Article 11 of our Constitution guarantees freedom from torture, cruel, inhuman or degrading treatment while Sri Lankan jurisprudence has accepted that torture is not defined by physical pain alone but mental agony also amounts to such treatment (SCFR 578/2011, SCFR 257/93). 

It is no secret that, in Sri Lanka, despite abortion being illegal, many women still seek abortions which are performed under septic conditions simply because legal and safe procedures are unavailable. The mental and physical suffering that a woman undergoes after these septic abortions and lack of aftercare (women are hesitant to seek post-abortion care due to stigma and fear of the law) clearly falls within the ambit of cruel, inhuman or degrading treatment by denying her access to healthcare.


Human dignity forms the foundation of all rights afforded to human beings. The freedom to take decisions on choices an individual believes best for his/her life, without State interference, forms the foundation of dignity and privacy is a core component which ensures that each individual can exercise this very basic right (Justice K.S. Puttaswamy and Anr v Union of India and Ors, Writ Petition (Civil) No: 494 of 2012).

The matter of taking decisions with regard to one’s body’s functions, children and reproductive system are matters exclusively within an individual’s private domain and personal space. It is as private a family matter as the decision on whom to marry and if one will marry at all. As such, the State cannot arbitrarily impose itself on a woman’s private life taking decisions on behalf of her reproductive system and life (Siobhan Whelan v Ireland CCPR/C/119/D/ 2425/2014 and KL v Peru CCPR/C/85/D/1153/2003).

In fact, the US Supreme Court in its seminal decision in Roe v. Wadeheld that the right to privacy included a woman’s right to seek an abortion. The truth is that, a woman’s decision on how many children she will have, how she will space the children and whether she wants her reproductive system to bear children at all is her personal matter. Neither law nor religion nor societal perception of morality should interfere with that very private matter. We do not find laws criminalising adultery, even though it attacks the very core of moral values related to family and society, do we? 


Prof.

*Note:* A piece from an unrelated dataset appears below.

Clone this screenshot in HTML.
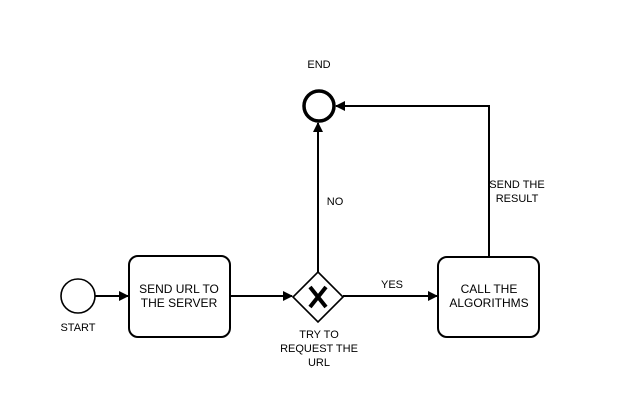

Sujeewa Amarasena, during his recent meeting with religious leaders, stated that on average 600 to 1,000 illegal abortions are performed daily in Sri Lanka (http://www.dailymirror.lk/article/Abortion-Medical-doctors-brief-religious-leaders-136652.html).

On a very basic level, irrespective of women’s rights and irrespective of sanctions imposed by law, clandestine abortions will continue to be performed and the need for women to resort to abortions will not miraculously disappear. Let us not forget that these abortions put the mothers’ lives at risk and at times leave them with permanent physical injuries and/or mental trauma or even lead to death.  However, despite these risks, women still continue to seek illegal abortions because it is a basic health need and a natural desire to take control of their body and lives.

This is not even a matter that needs to be discussed with religious leaders! Why should a woman’s manner of controlling her reproductive system be of concern to religious leaders, or State or society? It is as real and as necessary as any other medical procedure but the difference is, it is required only by women.

It is in fact the duty of the State to ensure that women have safe access to their specific healthcare needs. By denying a woman access to abortion the State subjects her to cruel inhuman and degrading treatment, discriminates her for being a woman with regard to healthcare services, and denies her of very basic human rights such as autonomy, dignity, and bodily integrity. 

The responsibility of the State is not to be the moral police but, to provide access to healthcare services required by women and to provide them with the opportunity to live their lives as they wish. Neither state nor individual religious beliefs nor perceptions of morality should regulate the woman’s desire to live her life in dignity simply because her physical makeup is different to that of the man.

[The writer, LL.B (Hons) Leeds, LLM (HKU), is an Attorney-at-Law, Barrister (of Lincoln’s Inn).]